* _Stored records_:
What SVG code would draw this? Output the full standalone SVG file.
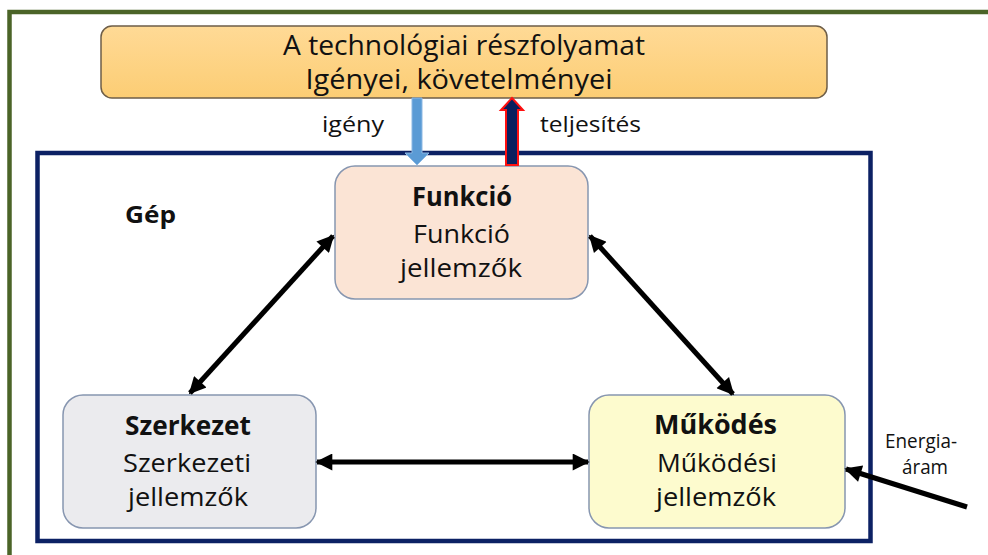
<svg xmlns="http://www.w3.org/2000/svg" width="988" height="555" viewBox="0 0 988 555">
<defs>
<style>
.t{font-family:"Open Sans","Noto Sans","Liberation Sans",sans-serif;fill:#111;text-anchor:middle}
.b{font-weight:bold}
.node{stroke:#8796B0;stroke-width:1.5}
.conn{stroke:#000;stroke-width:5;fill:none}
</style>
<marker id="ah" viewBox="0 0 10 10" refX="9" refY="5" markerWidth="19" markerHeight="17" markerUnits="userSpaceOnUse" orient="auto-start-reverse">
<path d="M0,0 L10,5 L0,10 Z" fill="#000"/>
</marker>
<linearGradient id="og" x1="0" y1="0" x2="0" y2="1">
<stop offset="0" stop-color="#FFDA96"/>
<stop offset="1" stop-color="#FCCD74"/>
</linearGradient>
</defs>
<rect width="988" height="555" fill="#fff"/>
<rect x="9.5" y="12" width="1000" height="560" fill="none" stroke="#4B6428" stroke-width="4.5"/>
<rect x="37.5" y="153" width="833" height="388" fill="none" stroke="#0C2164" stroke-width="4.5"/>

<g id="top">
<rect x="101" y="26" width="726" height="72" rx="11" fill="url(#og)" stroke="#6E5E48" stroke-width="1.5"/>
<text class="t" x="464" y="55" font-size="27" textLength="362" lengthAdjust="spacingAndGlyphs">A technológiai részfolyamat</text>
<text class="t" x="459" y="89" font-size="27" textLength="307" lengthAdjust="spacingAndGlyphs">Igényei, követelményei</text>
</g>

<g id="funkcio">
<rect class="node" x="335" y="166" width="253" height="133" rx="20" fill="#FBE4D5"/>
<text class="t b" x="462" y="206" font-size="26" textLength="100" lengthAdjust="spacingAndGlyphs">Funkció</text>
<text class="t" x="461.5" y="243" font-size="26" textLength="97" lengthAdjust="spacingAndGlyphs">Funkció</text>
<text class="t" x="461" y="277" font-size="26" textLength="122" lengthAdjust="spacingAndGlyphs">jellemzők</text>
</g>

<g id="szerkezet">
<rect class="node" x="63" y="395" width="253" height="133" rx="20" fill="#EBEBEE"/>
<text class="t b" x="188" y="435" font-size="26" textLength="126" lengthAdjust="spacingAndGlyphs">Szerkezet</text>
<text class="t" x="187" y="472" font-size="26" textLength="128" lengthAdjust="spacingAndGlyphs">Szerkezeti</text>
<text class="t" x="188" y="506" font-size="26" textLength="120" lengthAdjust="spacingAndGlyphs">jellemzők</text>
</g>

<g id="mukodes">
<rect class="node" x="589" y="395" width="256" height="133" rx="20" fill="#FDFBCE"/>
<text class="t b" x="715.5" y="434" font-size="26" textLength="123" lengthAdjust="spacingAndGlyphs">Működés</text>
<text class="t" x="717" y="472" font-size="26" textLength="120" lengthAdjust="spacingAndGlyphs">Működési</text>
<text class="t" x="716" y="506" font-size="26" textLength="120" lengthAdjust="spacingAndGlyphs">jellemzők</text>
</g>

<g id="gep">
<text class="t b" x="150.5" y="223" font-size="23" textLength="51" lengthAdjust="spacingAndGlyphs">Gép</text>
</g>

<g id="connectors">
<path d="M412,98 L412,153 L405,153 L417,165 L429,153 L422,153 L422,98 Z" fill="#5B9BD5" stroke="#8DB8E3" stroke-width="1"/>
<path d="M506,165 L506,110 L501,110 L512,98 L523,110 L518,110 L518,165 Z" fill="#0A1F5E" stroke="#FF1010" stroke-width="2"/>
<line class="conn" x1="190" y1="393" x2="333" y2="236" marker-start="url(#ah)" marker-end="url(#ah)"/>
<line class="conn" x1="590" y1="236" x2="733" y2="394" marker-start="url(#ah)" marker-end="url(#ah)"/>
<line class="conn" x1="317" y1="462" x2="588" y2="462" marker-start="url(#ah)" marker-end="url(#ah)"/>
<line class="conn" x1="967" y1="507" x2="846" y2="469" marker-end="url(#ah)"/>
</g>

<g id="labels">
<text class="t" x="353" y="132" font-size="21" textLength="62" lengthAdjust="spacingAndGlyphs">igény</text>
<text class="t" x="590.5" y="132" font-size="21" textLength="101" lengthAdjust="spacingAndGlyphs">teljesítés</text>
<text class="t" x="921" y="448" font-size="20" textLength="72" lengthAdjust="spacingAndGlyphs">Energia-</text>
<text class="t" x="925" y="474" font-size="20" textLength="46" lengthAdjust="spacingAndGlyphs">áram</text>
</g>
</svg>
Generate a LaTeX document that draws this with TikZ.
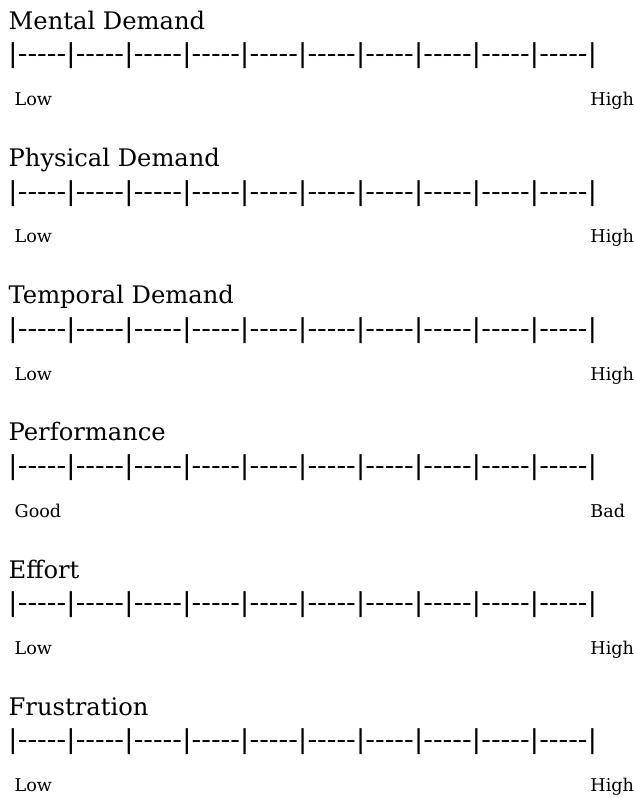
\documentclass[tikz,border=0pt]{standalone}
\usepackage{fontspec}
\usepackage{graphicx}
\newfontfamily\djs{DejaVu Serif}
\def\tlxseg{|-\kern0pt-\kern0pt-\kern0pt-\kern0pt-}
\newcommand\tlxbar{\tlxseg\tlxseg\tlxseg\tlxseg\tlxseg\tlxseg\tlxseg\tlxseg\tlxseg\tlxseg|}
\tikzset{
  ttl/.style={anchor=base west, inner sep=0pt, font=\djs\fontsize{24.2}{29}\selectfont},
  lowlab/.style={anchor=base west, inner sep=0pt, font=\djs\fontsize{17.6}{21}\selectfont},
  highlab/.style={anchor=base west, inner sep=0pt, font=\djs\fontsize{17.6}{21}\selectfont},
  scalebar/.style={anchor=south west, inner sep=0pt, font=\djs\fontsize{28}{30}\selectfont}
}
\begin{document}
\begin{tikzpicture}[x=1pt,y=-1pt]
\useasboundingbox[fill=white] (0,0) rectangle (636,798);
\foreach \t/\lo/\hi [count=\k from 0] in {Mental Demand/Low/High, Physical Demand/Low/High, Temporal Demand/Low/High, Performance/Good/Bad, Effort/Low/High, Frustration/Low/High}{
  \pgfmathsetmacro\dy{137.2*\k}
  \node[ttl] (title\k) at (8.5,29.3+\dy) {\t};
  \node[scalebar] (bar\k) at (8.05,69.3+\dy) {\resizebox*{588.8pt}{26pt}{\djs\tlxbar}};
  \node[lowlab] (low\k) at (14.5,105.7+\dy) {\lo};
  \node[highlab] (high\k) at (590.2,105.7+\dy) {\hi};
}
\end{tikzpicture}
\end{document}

* _Requirements_: Copy out all the data without changing anything, and drop the pictures.

* _Complete output_:
What SVG code would draw this? Output the full standalone SVG file.
<svg xmlns="http://www.w3.org/2000/svg" width="988" height="555" viewBox="0 0 988 555">
<defs>
<style>
.t{font-family:"Open Sans","Noto Sans","Liberation Sans",sans-serif;fill:#111;text-anchor:middle}
.b{font-weight:bold}
.node{stroke:#8796B0;stroke-width:1.5}
.conn{stroke:#000;stroke-width:5;fill:none}
</style>
<marker id="ah" viewBox="0 0 10 10" refX="9" refY="5" markerWidth="19" markerHeight="17" markerUnits="userSpaceOnUse" orient="auto-start-reverse">
<path d="M0,0 L10,5 L0,10 Z" fill="#000"/>
</marker>
<linearGradient id="og" x1="0" y1="0" x2="0" y2="1">
<stop offset="0" stop-color="#FFDA96"/>
<stop offset="1" stop-color="#FCCD74"/>
</linearGradient>
</defs>
<rect width="988" height="555" fill="#fff"/>
<rect x="9.5" y="12" width="1000" height="560" fill="none" stroke="#4B6428" stroke-width="4.5"/>
<rect x="37.5" y="153" width="833" height="388" fill="none" stroke="#0C2164" stroke-width="4.5"/>

<g id="top">
<rect x="101" y="26" width="726" height="72" rx="11" fill="url(#og)" stroke="#6E5E48" stroke-width="1.5"/>
<text class="t" x="464" y="55" font-size="27" textLength="362" lengthAdjust="spacingAndGlyphs">A technológiai részfolyamat</text>
<text class="t" x="459" y="89" font-size="27" textLength="307" lengthAdjust="spacingAndGlyphs">Igényei, követelményei</text>
</g>

<g id="funkcio">
<rect class="node" x="335" y="166" width="253" height="133" rx="20" fill="#FBE4D5"/>
<text class="t b" x="462" y="206" font-size="26" textLength="100" lengthAdjust="spacingAndGlyphs">Funkció</text>
<text class="t" x="461.5" y="243" font-size="26" textLength="97" lengthAdjust="spacingAndGlyphs">Funkció</text>
<text class="t" x="461" y="277" font-size="26" textLength="122" lengthAdjust="spacingAndGlyphs">jellemzők</text>
</g>

<g id="szerkezet">
<rect class="node" x="63" y="395" width="253" height="133" rx="20" fill="#EBEBEE"/>
<text class="t b" x="188" y="435" font-size="26" textLength="126" lengthAdjust="spacingAndGlyphs">Szerkezet</text>
<text class="t" x="187" y="472" font-size="26" textLength="128" lengthAdjust="spacingAndGlyphs">Szerkezeti</text>
<text class="t" x="188" y="506" font-size="26" textLength="120" lengthAdjust="spacingAndGlyphs">jellemzők</text>
</g>

<g id="mukodes">
<rect class="node" x="589" y="395" width="256" height="133" rx="20" fill="#FDFBCE"/>
<text class="t b" x="715.5" y="434" font-size="26" textLength="123" lengthAdjust="spacingAndGlyphs">Működés</text>
<text class="t" x="717" y="472" font-size="26" textLength="120" lengthAdjust="spacingAndGlyphs">Működési</text>
<text class="t" x="716" y="506" font-size="26" textLength="120" lengthAdjust="spacingAndGlyphs">jellemzők</text>
</g>

<g id="gep">
<text class="t b" x="150.5" y="223" font-size="23" textLength="51" lengthAdjust="spacingAndGlyphs">Gép</text>
</g>

<g id="connectors">
<path d="M412,98 L412,153 L405,153 L417,165 L429,153 L422,153 L422,98 Z" fill="#5B9BD5" stroke="#8DB8E3" stroke-width="1"/>
<path d="M506,165 L506,110 L501,110 L512,98 L523,110 L518,110 L518,165 Z" fill="#0A1F5E" stroke="#FF1010" stroke-width="2"/>
<line class="conn" x1="190" y1="393" x2="333" y2="236" marker-start="url(#ah)" marker-end="url(#ah)"/>
<line class="conn" x1="590" y1="236" x2="733" y2="394" marker-start="url(#ah)" marker-end="url(#ah)"/>
<line class="conn" x1="317" y1="462" x2="588" y2="462" marker-start="url(#ah)" marker-end="url(#ah)"/>
<line class="conn" x1="967" y1="507" x2="846" y2="469" marker-end="url(#ah)"/>
</g>

<g id="labels">
<text class="t" x="353" y="132" font-size="21" textLength="62" lengthAdjust="spacingAndGlyphs">igény</text>
<text class="t" x="590.5" y="132" font-size="21" textLength="101" lengthAdjust="spacingAndGlyphs">teljesítés</text>
<text class="t" x="921" y="448" font-size="20" textLength="72" lengthAdjust="spacingAndGlyphs">Energia-</text>
<text class="t" x="925" y="474" font-size="20" textLength="46" lengthAdjust="spacingAndGlyphs">áram</text>
</g>
</svg>
Generate a LaTeX document that draws this with TikZ.
\documentclass[tikz,border=0pt]{standalone}
\usepackage{fontspec}
\usepackage{graphicx}
\newfontfamily\djs{DejaVu Serif}
\def\tlxseg{|-\kern0pt-\kern0pt-\kern0pt-\kern0pt-}
\newcommand\tlxbar{\tlxseg\tlxseg\tlxseg\tlxseg\tlxseg\tlxseg\tlxseg\tlxseg\tlxseg\tlxseg|}
\tikzset{
  ttl/.style={anchor=base west, inner sep=0pt, font=\djs\fontsize{24.2}{29}\selectfont},
  lowlab/.style={anchor=base west, inner sep=0pt, font=\djs\fontsize{17.6}{21}\selectfont},
  highlab/.style={anchor=base west, inner sep=0pt, font=\djs\fontsize{17.6}{21}\selectfont},
  scalebar/.style={anchor=south west, inner sep=0pt, font=\djs\fontsize{28}{30}\selectfont}
}
\begin{document}
\begin{tikzpicture}[x=1pt,y=-1pt]
\useasboundingbox[fill=white] (0,0) rectangle (636,798);
\foreach \t/\lo/\hi [count=\k from 0] in {Mental Demand/Low/High, Physical Demand/Low/High, Temporal Demand/Low/High, Performance/Good/Bad, Effort/Low/High, Frustration/Low/High}{
  \pgfmathsetmacro\dy{137.2*\k}
  \node[ttl] (title\k) at (8.5,29.3+\dy) {\t};
  \node[scalebar] (bar\k) at (8.05,69.3+\dy) {\resizebox*{588.8pt}{26pt}{\djs\tlxbar}};
  \node[lowlab] (low\k) at (14.5,105.7+\dy) {\lo};
  \node[highlab] (high\k) at (590.2,105.7+\dy) {\hi};
}
\end{tikzpicture}
\end{document}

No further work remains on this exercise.